The Guatemala deal would create a legal wall on the U.S. border that would prevent migrants from asking for asylum or getting released into the United States, according to the outlet:
According to a draft of the agreement, which The New Yorker has obtained, asylum seekers from any country who either show up at U.S. ports of entry or are apprehended while crossing between ports of entry could be sent to seek asylum in Guatemala instead … Under this new arrangement, most of these migrants will no longer have a chance to make an asylum claim in the U.S. at all. “We’re talking about something much bigger than what the term ‘safe third country’ implies,” someone with knowledge of the deal told me. “We’re talking about a kind of transfer agreement where the U.S. can send any asylum seekers, not just Central Americans, to Guatemala.”
Pro-migration advocates are appalled because they are concerned the agreement might effectively bar the catch and release of the many economic migrants who ask for asylum at the U.S. border.
“This is reaaallly big news,” said a tweet from Aaron Reichlin-Melnick, an advocate at the migration industry’s Immigration Council advocacy group. “It will be challenged in court but it’s likely an uphill battle.”
Pro-American reformers are hopeful, partly because the vast majority of worldwide migrants must pass through Guatemala to reach Mexico and then the U.S. border.
“It is significant,” said Jessica Vaughan, policy director at the Center for Immigration Studies. The legal deal would allow U.S. officials to quickly reject asylum claims by northbound migrants from Honduras and El Salvador — or from Africa, India, Asia, and South America — on the grounds that they had declined to apply for asylum in Guatemala.
The New Yorker reported:
The draft of the agreement doesn’t provide much clarity on how it will be implemented—another person with knowledge of the agreement said, “this reads like it was drafted by someone’s intern”—but it does offer an exemption for Guatemalan migrants, which might be why the government of Jimmy Morales, a U.S. ally, seems willing to sign on. Guatemala is currently in the midst of Presidential elections; next month, the country will hold a runoff between two candidates, and the current front-runner has been opposed to this type of deal. The Morales government, however, still has six months left in office.
The deal also helps Mexico because it would allow Mexico to easily repatriate migrants who refuse to apply for asylum as they pass through Guatemala.
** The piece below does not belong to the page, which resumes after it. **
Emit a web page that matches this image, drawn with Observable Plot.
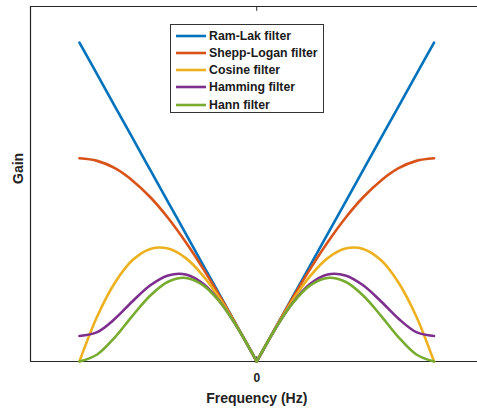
<!DOCTYPE html>
<html>
<head>
<meta charset="utf-8">
<script src="https://cdn.jsdelivr.net/npm/d3@7"></script>
<script src="https://cdn.jsdelivr.net/npm/@observablehq/plot@0.6"></script>
<style>
  html, body { margin: 0; padding: 0; background: #fff; }
  #wrap { position: relative; width: 477px; height: 409px; overflow: hidden; font-family: "Liberation Sans", Arial, sans-serif; }
  #legend { position: absolute; left: 170px; top: 24px; width: 154px; height: 89px; border: 1px solid #333; background: #fff; box-sizing: border-box; }
  .row { position: absolute; left: 0; height: 17px; display: flex; align-items: center; font-weight: bold; font-size: 12.3px; color: #1a1a1a; white-space: nowrap; }
  .row svg { margin-left: 5px; margin-right: 3px; }
</style>
</head>
<body>
<div id="wrap"><div id="chart"></div><div id="legend"></div></div>
<script>
// Frequency samples (normalised), left to right
const freq = [-1.0,-0.9,-0.8,-0.7,-0.6,-0.5,-0.4,-0.3,-0.2,-0.1,0,0.1,0.2,0.3,0.4,0.5,0.6,0.7,0.8,0.9,1.0];
// Gain of each filter
const ramLak     = [1.000,0.900,0.800,0.700,0.600,0.500,0.400,0.300,0.200,0.100,0,0.100,0.200,0.300,0.400,0.500,0.600,0.700,0.800,0.900,1.000];
const sheppLogan = [0.637,0.629,0.606,0.567,0.515,0.450,0.374,0.289,0.197,0.100,0,0.100,0.197,0.289,0.374,0.450,0.515,0.567,0.606,0.629,0.637];
const cosine     = [0.000,0.141,0.247,0.318,0.353,0.354,0.324,0.267,0.190,0.099,0,0.099,0.190,0.267,0.324,0.354,0.353,0.318,0.247,0.141,0.000];
const hamming    = [0.080,0.092,0.134,0.189,0.239,0.270,0.273,0.243,0.182,0.098,0,0.098,0.182,0.243,0.273,0.270,0.239,0.189,0.134,0.092,0.080];
const hann       = [0.000,0.022,0.076,0.144,0.207,0.250,0.262,0.238,0.181,0.098,0,0.098,0.181,0.238,0.262,0.250,0.207,0.144,0.076,0.022,0.000];

const names  = ["Ram-Lak filter","Shepp-Logan filter","Cosine filter","Hamming filter","Hann filter"];
const series = [ramLak, sheppLogan, cosine, hamming, hann];
const colors = ["#0072BD","#D95319","#EDB120","#7E2F8E","#77AC30"];
const xTicks = [0];
const xTickLabels = ["0"];

const rows = [];
series.forEach((vals, si) => {
  vals.forEach((v, i) => {
    const f = freq[i];
    // split at zero into two branches so the notch stays sharp
    if (f <= 0) rows.push({name: names[si], side: "L", f, g: v});
    if (f >= 0) rows.push({name: names[si], side: "R", f, g: v});
  });
});

const yMax = 1.113;
const axisColor = "#262626";

const chart = Plot.plot({
  width: 477,
  height: 409,
  marginLeft: 30,
  marginRight: 0,
  marginTop: 6,
  marginBottom: 48,
  style: {fontFamily: "'Liberation Sans', Arial, sans-serif", background: "#fff"},
  x: {domain: [-1.276, 1.245], label: null},
  y: {domain: [0, yMax], label: null},
  color: {domain: names, range: colors},
  marks: [
    Plot.axisX({ticks: xTicks, tickFormat: (d, i) => xTickLabels[i], tickSize: 0, tickPadding: 12, fontSize: 12, fontWeight: "bold", color: "#222", label: null}),
    Plot.axisY({ticks: [], label: null}),
    Plot.ruleY([0], {stroke: axisColor, strokeWidth: 1.2}),
    Plot.ruleY([yMax], {stroke: axisColor, strokeWidth: 1.2}),
    Plot.ruleX([-1.276], {stroke: axisColor, strokeWidth: 1.2}),
    Plot.ruleX(xTicks, {y1: yMax, y2: yMax - 0.015, stroke: axisColor, strokeWidth: 1}),
    Plot.ruleX(xTicks, {y1: 0, y2: 0.015, stroke: axisColor, strokeWidth: 1}),
    Plot.line(rows, {x: "f", y: "g", z: d => d.name + d.side, stroke: "name", strokeWidth: 2.6, curve: "catmull-rom"}),
    Plot.text(["Gain"], {frameAnchor: "left", dx: -12, rotate: -90, fontSize: 14, fontWeight: "bold", fill: "#222"}),
    Plot.text(["Frequency (Hz)"], {x: 0, frameAnchor: "bottom", dy: 41, fontSize: 14, fontWeight: "bold", fill: "#222"})
  ]
});
document.getElementById("chart").appendChild(chart);

// Legend
const legend = document.getElementById("legend");
names.forEach((n, i) => {
  const r = document.createElement("div");
  r.className = "row";
  r.style.top = (2 + i * 17.3) + "px";
  r.innerHTML = `<svg width="30" height="4"><line x1="0" x2="30" y1="2" y2="2" stroke="${colors[i]}" stroke-width="2.6"/></svg>${n}`;
  legend.appendChild(r);
});
</script>
</body>
</html>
The likely price for America, Vaughan said, is more aid to Guatemala and Mexico. However, the extra aid will be far cheaper than the cost to Americans’ wages, schools, and rents that would be imposed by arriving migrants.
American pro-migration lawyers will fight the deal, she predicted, but the deal will likely persuade migrants that the benefits of migration northwards is not worth the financial cost. That would be bad news for the cartels because the coyotes’ labor-trafficking business only works if the migrants can repay their debts with American wages, she said.
The deal “strikes a blow to the smuggler’s business model,” she said.